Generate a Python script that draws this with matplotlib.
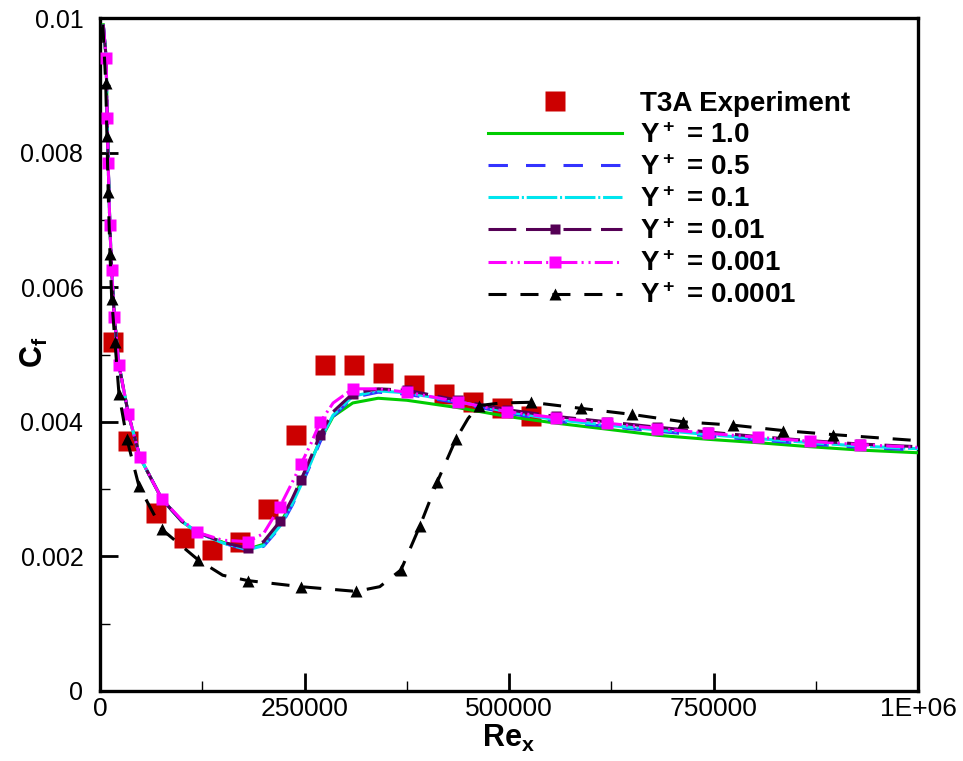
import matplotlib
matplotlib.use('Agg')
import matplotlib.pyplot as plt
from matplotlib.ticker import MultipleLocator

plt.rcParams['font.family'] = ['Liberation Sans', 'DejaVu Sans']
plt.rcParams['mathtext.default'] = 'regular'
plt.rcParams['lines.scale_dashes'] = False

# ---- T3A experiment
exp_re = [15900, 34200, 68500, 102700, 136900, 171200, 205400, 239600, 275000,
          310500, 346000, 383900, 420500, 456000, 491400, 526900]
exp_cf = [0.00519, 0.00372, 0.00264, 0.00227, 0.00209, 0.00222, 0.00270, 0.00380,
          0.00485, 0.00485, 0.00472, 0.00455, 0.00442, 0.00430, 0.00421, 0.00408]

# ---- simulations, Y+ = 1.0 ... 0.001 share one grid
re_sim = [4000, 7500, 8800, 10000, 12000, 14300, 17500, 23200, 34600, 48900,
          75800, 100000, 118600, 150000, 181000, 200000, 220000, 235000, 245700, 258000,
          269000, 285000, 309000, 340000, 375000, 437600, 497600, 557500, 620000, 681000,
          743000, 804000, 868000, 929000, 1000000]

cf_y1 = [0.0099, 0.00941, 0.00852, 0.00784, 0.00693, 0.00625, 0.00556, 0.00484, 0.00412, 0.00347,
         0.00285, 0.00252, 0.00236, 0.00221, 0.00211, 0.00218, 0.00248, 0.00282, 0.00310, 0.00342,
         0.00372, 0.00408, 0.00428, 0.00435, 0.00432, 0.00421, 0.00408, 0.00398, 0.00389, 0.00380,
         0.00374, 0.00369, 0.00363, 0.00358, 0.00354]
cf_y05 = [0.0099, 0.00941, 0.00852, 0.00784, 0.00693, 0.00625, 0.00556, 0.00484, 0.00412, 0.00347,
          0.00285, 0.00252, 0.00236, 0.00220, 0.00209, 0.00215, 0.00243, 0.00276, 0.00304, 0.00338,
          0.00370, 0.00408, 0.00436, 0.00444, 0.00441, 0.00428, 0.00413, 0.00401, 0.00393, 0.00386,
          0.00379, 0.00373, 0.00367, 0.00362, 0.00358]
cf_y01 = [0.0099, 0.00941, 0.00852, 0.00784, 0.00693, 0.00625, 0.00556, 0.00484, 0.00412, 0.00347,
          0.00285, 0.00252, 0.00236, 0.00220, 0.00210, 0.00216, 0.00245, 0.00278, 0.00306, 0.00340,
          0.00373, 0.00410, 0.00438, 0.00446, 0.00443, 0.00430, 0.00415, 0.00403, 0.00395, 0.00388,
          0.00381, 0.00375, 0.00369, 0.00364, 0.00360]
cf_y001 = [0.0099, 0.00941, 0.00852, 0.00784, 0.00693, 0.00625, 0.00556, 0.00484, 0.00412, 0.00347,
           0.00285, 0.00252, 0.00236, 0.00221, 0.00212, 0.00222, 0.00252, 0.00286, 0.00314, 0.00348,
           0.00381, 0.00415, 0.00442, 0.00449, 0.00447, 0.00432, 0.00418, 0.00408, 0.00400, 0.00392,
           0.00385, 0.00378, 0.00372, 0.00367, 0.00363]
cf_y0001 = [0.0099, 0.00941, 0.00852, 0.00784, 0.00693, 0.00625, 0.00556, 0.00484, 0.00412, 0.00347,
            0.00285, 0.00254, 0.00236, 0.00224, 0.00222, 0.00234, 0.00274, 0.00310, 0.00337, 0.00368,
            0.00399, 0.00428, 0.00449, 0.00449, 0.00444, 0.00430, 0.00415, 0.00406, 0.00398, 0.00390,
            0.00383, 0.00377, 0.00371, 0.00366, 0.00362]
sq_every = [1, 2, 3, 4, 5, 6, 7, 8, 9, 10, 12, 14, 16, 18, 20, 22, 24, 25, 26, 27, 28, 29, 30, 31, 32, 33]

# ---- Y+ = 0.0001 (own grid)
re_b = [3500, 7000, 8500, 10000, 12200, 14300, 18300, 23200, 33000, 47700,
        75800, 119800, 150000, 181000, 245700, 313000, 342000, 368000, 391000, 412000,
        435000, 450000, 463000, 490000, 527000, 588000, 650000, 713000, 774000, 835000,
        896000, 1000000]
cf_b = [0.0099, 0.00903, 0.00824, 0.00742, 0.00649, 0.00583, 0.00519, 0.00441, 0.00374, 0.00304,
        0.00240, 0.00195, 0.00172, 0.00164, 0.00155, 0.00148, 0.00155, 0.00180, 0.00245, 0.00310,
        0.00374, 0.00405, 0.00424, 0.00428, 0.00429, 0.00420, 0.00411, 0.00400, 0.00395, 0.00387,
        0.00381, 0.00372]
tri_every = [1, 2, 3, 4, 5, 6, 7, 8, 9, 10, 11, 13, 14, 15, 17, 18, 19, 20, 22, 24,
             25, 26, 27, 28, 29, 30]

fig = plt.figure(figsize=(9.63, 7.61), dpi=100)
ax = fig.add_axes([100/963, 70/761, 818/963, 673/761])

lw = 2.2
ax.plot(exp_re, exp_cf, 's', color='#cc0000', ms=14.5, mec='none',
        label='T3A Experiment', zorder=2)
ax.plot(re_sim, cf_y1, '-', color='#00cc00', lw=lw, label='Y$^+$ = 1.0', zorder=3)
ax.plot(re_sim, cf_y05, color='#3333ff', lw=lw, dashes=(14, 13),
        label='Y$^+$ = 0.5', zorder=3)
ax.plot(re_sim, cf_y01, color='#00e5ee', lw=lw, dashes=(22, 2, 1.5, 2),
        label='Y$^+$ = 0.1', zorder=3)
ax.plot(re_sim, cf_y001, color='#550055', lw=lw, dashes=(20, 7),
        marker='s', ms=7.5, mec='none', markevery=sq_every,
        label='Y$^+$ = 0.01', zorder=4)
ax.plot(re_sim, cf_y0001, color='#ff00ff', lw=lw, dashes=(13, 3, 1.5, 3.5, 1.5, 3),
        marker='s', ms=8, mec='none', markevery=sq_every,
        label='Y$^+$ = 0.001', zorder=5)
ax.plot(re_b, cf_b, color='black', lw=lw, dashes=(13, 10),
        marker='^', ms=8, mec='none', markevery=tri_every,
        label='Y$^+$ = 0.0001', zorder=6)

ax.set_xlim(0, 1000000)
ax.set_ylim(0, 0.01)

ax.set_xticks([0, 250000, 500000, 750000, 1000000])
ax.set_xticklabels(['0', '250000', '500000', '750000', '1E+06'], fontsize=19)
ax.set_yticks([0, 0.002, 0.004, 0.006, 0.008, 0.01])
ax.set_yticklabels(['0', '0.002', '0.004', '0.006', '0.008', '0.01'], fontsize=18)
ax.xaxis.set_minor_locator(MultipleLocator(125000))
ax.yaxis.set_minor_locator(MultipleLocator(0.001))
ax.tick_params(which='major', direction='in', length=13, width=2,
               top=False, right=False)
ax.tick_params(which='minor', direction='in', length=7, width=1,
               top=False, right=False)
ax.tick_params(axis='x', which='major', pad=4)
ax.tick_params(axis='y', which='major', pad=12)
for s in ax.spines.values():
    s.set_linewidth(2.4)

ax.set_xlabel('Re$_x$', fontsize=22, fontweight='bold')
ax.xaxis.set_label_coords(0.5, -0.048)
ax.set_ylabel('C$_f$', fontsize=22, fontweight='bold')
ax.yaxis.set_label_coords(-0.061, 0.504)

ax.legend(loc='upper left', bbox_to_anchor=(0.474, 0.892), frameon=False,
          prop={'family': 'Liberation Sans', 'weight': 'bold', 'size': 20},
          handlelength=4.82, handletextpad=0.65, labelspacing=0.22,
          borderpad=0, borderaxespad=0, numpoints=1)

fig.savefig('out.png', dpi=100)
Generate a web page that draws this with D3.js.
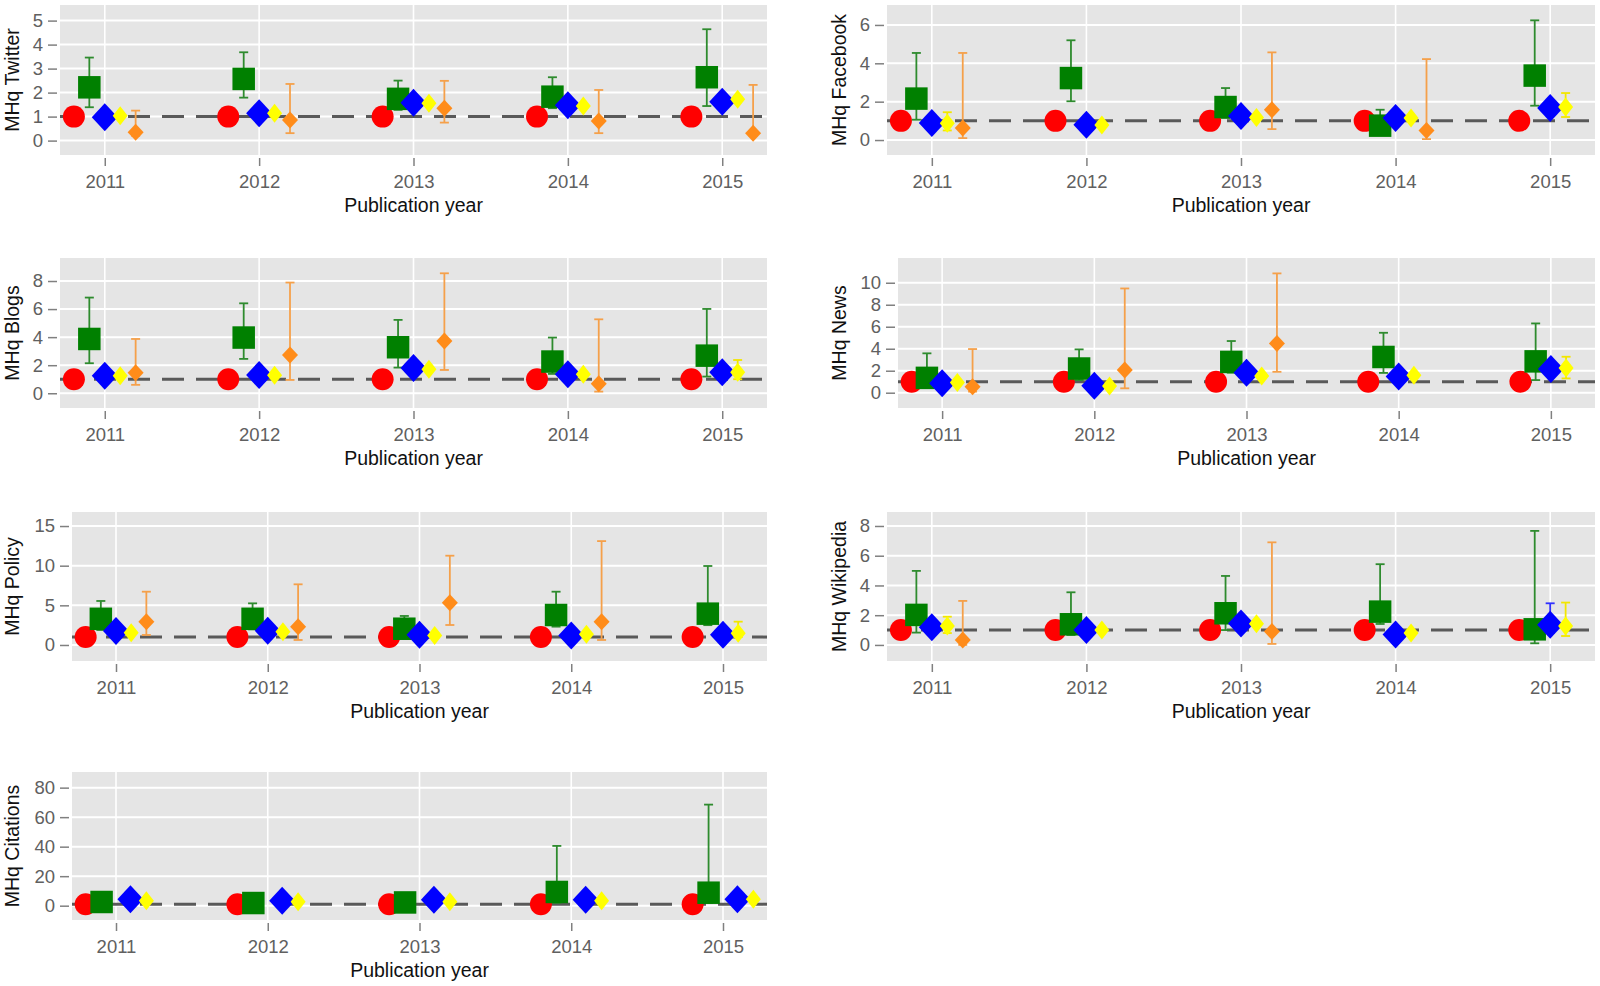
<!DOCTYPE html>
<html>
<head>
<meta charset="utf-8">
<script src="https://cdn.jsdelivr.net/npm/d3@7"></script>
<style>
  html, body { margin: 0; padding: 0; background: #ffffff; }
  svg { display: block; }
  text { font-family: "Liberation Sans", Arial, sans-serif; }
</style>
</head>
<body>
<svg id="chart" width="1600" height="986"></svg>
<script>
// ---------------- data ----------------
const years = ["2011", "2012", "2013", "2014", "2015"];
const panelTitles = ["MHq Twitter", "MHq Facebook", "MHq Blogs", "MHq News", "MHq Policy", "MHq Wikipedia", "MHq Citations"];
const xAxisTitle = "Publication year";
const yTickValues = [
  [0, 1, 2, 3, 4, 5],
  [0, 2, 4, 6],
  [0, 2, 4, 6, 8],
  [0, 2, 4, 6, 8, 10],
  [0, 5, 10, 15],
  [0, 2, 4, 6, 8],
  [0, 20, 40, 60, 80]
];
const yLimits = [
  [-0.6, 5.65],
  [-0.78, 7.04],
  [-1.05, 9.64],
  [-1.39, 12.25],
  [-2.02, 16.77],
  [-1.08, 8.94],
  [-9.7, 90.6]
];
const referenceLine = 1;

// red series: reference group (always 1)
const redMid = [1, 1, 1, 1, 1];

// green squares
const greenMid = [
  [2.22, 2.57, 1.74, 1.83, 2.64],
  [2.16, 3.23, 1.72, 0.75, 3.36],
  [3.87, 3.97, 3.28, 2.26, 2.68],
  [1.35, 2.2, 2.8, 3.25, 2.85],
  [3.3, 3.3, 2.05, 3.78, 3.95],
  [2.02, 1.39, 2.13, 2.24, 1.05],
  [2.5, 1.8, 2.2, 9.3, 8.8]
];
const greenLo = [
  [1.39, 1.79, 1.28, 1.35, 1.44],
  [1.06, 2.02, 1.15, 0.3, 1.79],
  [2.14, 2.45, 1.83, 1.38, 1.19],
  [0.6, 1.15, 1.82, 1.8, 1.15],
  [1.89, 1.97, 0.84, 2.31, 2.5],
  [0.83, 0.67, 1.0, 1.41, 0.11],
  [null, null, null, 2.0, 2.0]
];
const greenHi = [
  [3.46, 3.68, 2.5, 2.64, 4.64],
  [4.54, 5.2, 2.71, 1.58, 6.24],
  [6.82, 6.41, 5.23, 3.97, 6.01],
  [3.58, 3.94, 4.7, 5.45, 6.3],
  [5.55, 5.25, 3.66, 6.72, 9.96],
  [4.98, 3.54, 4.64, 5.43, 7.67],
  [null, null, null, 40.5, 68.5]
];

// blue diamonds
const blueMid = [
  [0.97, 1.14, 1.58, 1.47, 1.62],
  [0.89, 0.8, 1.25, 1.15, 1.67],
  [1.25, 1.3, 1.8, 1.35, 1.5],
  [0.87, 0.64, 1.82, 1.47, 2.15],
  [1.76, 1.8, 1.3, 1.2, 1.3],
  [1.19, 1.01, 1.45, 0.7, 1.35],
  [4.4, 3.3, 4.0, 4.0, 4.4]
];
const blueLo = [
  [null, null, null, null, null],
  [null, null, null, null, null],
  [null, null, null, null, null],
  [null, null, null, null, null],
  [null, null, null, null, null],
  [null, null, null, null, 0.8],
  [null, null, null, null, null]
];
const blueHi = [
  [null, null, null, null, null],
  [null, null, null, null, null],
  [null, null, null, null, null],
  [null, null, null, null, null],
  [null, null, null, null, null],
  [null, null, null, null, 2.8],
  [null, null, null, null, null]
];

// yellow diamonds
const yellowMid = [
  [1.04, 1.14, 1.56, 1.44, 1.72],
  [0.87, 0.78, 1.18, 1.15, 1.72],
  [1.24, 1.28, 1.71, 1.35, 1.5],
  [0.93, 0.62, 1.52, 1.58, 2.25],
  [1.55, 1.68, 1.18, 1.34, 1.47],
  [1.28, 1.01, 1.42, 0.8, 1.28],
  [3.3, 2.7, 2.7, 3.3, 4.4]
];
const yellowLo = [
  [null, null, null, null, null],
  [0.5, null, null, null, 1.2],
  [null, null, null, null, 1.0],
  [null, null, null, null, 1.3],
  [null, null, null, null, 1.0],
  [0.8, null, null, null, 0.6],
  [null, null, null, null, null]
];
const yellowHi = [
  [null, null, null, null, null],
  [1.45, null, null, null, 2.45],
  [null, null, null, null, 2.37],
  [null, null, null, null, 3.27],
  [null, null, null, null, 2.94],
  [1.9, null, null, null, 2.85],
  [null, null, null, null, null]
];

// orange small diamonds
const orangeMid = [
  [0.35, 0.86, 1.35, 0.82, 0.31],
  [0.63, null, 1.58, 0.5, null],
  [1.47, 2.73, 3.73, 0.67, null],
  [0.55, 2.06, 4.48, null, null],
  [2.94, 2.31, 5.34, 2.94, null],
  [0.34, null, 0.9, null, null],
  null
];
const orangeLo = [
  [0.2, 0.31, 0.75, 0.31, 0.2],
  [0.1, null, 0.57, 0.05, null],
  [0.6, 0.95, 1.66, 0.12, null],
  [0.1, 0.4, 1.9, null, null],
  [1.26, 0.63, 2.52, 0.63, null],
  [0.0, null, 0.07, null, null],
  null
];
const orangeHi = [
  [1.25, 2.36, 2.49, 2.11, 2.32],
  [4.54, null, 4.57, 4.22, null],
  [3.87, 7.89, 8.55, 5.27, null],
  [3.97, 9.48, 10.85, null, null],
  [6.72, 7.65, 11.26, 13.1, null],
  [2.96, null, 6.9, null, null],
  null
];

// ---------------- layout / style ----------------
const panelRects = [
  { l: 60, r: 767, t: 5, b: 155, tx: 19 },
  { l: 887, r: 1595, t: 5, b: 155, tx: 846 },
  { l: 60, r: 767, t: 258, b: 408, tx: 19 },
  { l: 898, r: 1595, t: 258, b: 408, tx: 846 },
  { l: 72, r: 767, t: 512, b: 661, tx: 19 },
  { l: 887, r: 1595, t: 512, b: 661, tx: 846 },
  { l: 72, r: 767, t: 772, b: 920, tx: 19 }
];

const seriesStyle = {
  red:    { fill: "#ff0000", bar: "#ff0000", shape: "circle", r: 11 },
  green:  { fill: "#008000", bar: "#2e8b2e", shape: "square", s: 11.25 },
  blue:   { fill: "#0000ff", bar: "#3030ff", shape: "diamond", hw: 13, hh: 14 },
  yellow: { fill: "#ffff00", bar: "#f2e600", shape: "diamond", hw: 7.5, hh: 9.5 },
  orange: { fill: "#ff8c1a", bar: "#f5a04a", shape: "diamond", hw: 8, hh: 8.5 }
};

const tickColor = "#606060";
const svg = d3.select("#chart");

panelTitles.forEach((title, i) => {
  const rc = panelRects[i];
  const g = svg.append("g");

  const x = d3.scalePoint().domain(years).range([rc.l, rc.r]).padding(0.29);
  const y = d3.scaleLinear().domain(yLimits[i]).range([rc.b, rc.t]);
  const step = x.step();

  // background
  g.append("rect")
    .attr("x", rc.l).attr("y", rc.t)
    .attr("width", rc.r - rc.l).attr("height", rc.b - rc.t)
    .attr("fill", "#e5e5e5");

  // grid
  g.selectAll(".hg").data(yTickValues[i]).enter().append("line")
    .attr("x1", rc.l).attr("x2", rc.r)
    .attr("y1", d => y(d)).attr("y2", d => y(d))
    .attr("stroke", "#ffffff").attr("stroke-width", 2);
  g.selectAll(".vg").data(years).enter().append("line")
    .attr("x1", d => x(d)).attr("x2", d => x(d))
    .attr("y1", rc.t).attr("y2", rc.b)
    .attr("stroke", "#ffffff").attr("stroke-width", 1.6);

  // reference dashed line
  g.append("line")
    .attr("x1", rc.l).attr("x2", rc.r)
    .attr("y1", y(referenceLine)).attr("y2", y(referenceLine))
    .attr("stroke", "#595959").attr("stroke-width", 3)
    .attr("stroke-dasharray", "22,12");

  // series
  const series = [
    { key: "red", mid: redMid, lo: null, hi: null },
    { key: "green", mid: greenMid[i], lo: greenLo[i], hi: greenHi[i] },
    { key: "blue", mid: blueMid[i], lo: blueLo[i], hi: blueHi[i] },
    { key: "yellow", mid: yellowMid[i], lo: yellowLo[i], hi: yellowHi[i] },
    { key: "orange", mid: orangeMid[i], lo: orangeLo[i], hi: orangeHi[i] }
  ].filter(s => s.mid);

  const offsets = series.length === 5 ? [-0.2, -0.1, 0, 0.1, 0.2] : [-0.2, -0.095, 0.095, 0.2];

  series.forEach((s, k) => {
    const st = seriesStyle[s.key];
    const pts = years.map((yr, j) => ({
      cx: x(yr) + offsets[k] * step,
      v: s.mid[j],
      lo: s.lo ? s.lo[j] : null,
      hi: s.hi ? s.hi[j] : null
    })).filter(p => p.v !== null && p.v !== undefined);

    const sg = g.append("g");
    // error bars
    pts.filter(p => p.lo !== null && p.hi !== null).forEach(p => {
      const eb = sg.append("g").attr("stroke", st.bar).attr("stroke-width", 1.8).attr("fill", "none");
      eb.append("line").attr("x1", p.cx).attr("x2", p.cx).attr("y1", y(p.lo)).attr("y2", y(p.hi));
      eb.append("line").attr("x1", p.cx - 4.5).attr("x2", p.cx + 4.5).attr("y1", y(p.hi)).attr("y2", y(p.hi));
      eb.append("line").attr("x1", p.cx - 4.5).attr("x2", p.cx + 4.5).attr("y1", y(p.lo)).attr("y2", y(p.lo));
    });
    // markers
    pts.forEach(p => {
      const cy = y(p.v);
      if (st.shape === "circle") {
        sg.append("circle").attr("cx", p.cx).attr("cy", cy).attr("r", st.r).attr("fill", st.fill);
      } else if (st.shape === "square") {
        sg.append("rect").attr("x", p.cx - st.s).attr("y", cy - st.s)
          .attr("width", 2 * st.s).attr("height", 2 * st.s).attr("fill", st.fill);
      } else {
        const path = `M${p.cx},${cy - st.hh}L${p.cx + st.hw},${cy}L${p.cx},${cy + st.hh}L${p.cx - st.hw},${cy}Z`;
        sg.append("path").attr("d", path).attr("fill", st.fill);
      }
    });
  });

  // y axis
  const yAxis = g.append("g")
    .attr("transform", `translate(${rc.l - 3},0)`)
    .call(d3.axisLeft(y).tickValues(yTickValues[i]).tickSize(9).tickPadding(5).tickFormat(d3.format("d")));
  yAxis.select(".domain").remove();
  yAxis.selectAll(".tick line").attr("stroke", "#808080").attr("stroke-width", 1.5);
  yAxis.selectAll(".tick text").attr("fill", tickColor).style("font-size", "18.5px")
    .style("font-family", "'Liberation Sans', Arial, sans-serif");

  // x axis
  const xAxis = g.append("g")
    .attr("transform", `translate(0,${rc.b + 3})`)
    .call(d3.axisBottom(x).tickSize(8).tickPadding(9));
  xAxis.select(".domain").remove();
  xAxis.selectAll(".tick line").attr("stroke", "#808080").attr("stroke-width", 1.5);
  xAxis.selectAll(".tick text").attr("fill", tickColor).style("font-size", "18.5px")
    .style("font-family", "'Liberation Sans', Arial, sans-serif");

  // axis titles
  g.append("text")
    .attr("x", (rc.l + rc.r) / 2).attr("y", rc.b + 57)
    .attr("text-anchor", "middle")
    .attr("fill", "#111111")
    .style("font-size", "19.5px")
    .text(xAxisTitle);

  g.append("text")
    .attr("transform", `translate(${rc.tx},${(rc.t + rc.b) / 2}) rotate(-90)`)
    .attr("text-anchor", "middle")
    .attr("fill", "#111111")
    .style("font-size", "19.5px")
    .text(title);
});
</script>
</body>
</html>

☆ ☆ ☆ ☆ ☆ ☆ ☆

[THE EXERCISE] Nothing but the lines from the start of the records above through the line with "743000, 804000, 868000, 929000, 1000000]" should be retyped, each exactly as written; leave out all pictures.

[ANSWER TO THE PROBLEM]
Generate a Python script that draws this with matplotlib.
import matplotlib
matplotlib.use('Agg')
import matplotlib.pyplot as plt
from matplotlib.ticker import MultipleLocator

plt.rcParams['font.family'] = ['Liberation Sans', 'DejaVu Sans']
plt.rcParams['mathtext.default'] = 'regular'
plt.rcParams['lines.scale_dashes'] = False

# ---- T3A experiment
exp_re = [15900, 34200, 68500, 102700, 136900, 171200, 205400, 239600, 275000,
          310500, 346000, 383900, 420500, 456000, 491400, 526900]
exp_cf = [0.00519, 0.00372, 0.00264, 0.00227, 0.00209, 0.00222, 0.00270, 0.00380,
          0.00485, 0.00485, 0.00472, 0.00455, 0.00442, 0.00430, 0.00421, 0.00408]

# ---- simulations, Y+ = 1.0 ... 0.001 share one grid
re_sim = [4000, 7500, 8800, 10000, 12000, 14300, 17500, 23200, 34600, 48900,
          75800, 100000, 118600, 150000, 181000, 200000, 220000, 235000, 245700, 258000,
          269000, 285000, 309000, 340000, 375000, 437600, 497600, 557500, 620000, 681000,
          743000, 804000, 868000, 929000, 1000000]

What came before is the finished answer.